On my website I have a registration page which makes an AJAX request to check if a username is available after it has been entered. This file is called check.php and is in the same directory as the registration.php file. When data is posted to check.php it will perform a query at a MySQL database and return how many users it found with that username.
If anybody were to post data to the check.php file they would see the result, too. I need to stop this somehow, I've read on a few answers I need to "authenticate" each request. This is probably a very large topic although I'm not too sure what to search for to find more about it. Is authenticating each request a good way to stop unnecessary username checks? If so I would really appreciate it if anyone could point me in the right direction as to how to do this.
Answer for common case: no - you can't prevent this, since AJAX is just an HTTP-request. It can be sent no matter how you'll protect your server. So if the point is - to protect from 'evil hackers' - there's no way to do this. The correct though is to check/validate anything on server side.
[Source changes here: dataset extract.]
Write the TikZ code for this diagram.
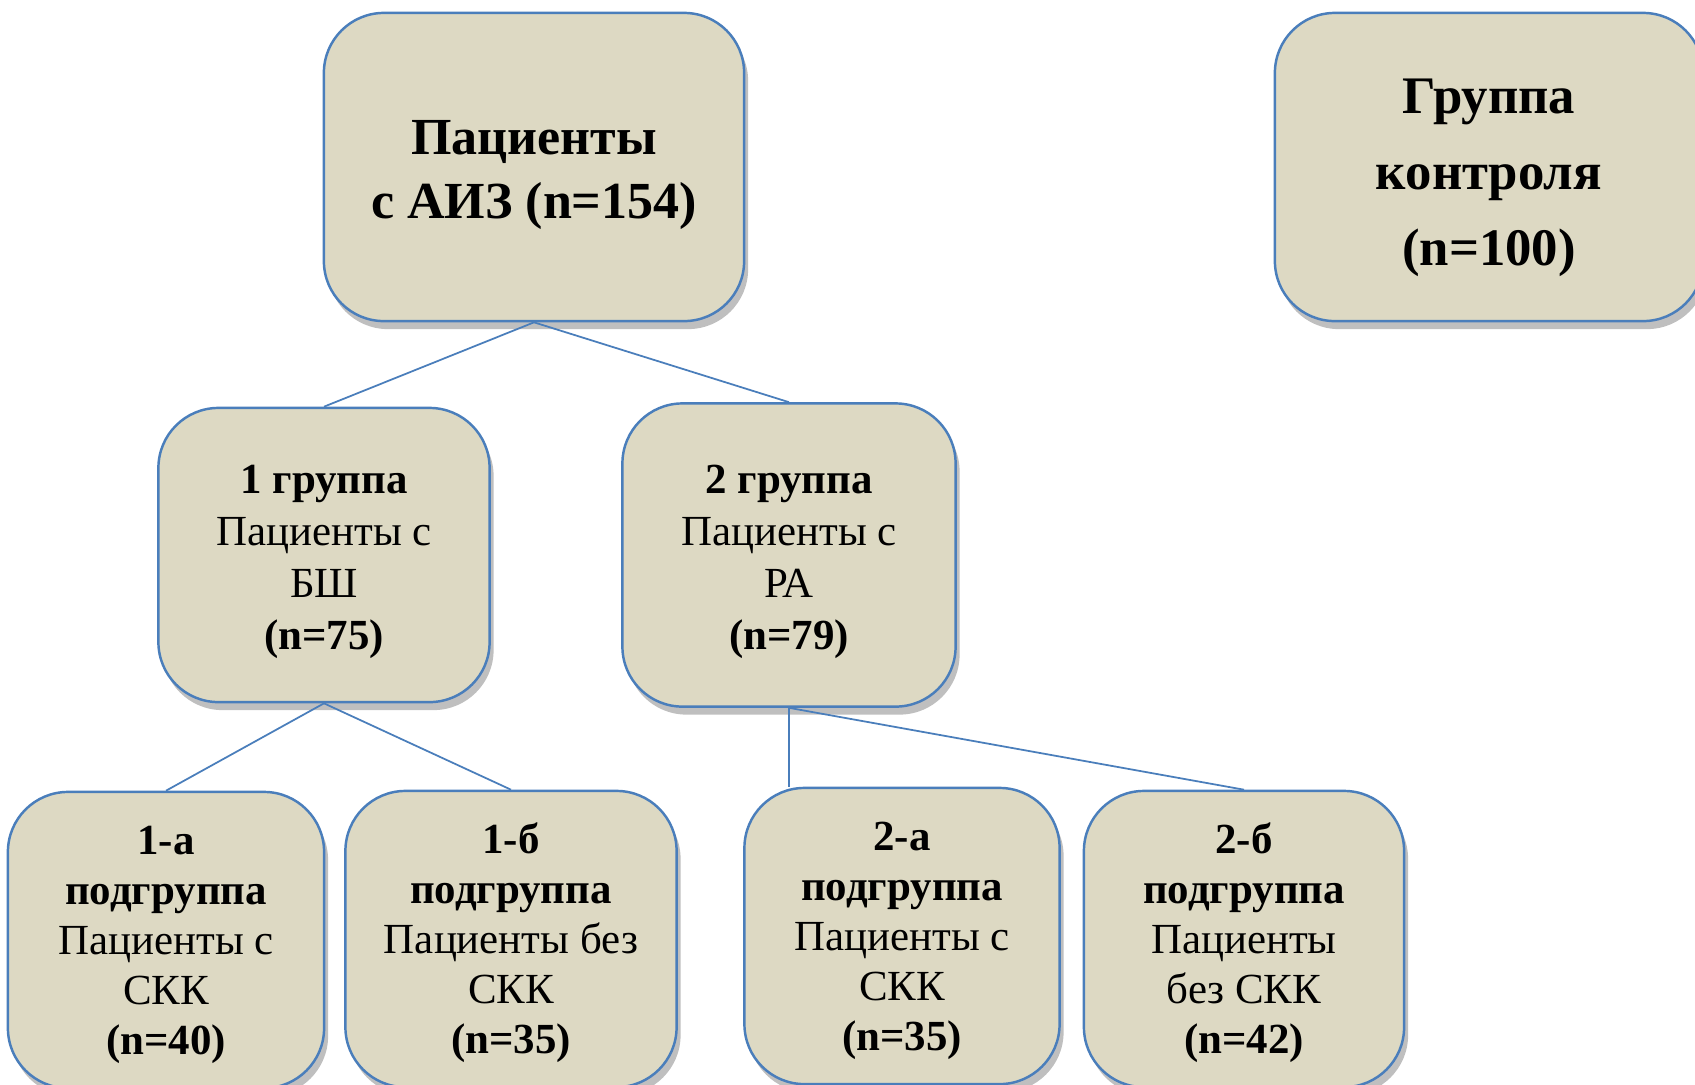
\documentclass[tikz,border=0pt]{standalone}
\usepackage{fontspec}
\setmainfont{Liberation Serif}
\usepackage{tikz}
\usetikzlibrary{calc, shadows}

\definecolor{boxfill}{HTML}{DDD9C3}
\definecolor{boxline}{HTML}{4A7EBB}

\newcommand{\topfont}{\fontsize{14.8}{18.2}\selectfont\bfseries}
\newcommand{\ctrlfont}{\fontsize{15}{21.6}\selectfont\bfseries}
\newcommand{\grpfont}{\fontsize{12.2}{14.8}\selectfont}
\newcommand{\subfont}{\fontsize{12.2}{14.2}\selectfont}
% first-line strut to lower the text block a little
\newcommand{\lift}[1]{\rule{0pt}{#1}}

\begin{document}
\begin{tikzpicture}[x=0.01cm, y=-0.01cm,
  box/.style={draw=boxline, line width=0.7pt, fill=boxfill, rounded corners=0.6cm,
    align=center, inner sep=0pt,
    drop shadow={shadow xshift=0.4mm, shadow yshift=-0.8mm, fill=black, opacity=0.25}},
  link/.style={draw=boxline, line width=0.5pt}]
  \useasboundingbox (0,0) rectangle (1695,1084);

  % main groups
  \node[box, minimum width=4.2cm, minimum height=3.08cm, font=\topfont] (aiz) at (534,167)
    {\lift{14pt}Пациенты\\с АИЗ (n=154)};
  \node[box, minimum width=4.28cm, minimum height=3.08cm, font=\ctrlfont] (ctrl) at (1489,167)
    {\lift{16pt}Группа\\контроля\\(n=100)};

  \node[box, minimum width=3.31cm, minimum height=2.94cm, font=\grpfont] (g1) at (324,555)
    {\lift{12pt}\textbf{1 группа}\\Пациенты с\\БШ\\\textbf{(n=75)}};
  \node[box, minimum width=3.33cm, minimum height=3.03cm, font=\grpfont] (g2) at (789,555)
    {\lift{12pt}\textbf{2 группа}\\Пациенты с\\РА\\\textbf{(n=79)}};

  % subgroups
  \node[box, minimum width=3.16cm, minimum height=2.96cm, font=\subfont] (s1a) at (166,940)
    {\lift{11pt}\textbf{1-а}\\\textbf{подгруппа}\\Пациенты с\\СКК\\\textbf{(n=40)}};
  \node[box, minimum width=3.31cm, minimum height=2.96cm, font=\subfont] (s1b) at (511,939)
    {\lift{11pt}\textbf{1-б}\\\textbf{подгруппа}\\Пациенты без\\СКК\\\textbf{(n=35)}};
  \node[box, minimum width=3.15cm, minimum height=2.96cm, font=\subfont] (s2a) at (902,936)
    {\lift{11pt}\textbf{2-а}\\\textbf{подгруппа}\\Пациенты с\\СКК\\\textbf{(n=35)}};
  \node[box, minimum width=3.2cm, minimum height=2.96cm, font=\subfont] (s2b) at (1244,939)
    {\lift{11pt}\textbf{2-б}\\\textbf{подгруппа}\\Пациенты\\без СКК\\\textbf{(n=42)}};

  \coordinate (s2atop) at (g2.south |- s2a.north);

  \draw[link] (aiz.south) -- (g1.north);
  \draw[link] (aiz.south) -- (g2.north);
  \draw[link] (g1.south) -- (s1a.north);
  \draw[link] (g1.south) -- (s1b.north);
  \draw[link] (g2.south) -- (s2atop);
  \draw[link] (g2.south) -- (s2b.north);
\end{tikzpicture}
\end{document}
But is it's about only basic check, you can read
-but be aware - this is also a data, which came from client i.e. it can't be trusted (actually, it's just HTTP-request header, nothing more)
I have one think - you can generate some unique token, store it on SESSION before show the page. Than on each checking you must to add this token to request. check.php must regenerate token and return it new.
But each request can emulate and it not protect you from people, which want to know results of check.php. Nothing protect...
Also you can make mechanism for analyzing ip request for checking
Missing a lot of info but conceptually I am not sure you are worrying about a real risk. Bottom line is that people can use your form to check if emails exist so it's logical they can use check.php as well. Would be overkill to try and prevent that.
I think you can create a Session variable when the user logs in your aplication and check if this variable has the correct value whe you post something to your 'check.php' file to check if your user is previous authenticate
A solution is to generate a unique token in session, and put it in all pages that will contain a form. Post this token on each AJAX request you make. It is called CSRF protection, Cross-Site Request Forgery.
You can add a protection layer checking the user referer in HTTP headers.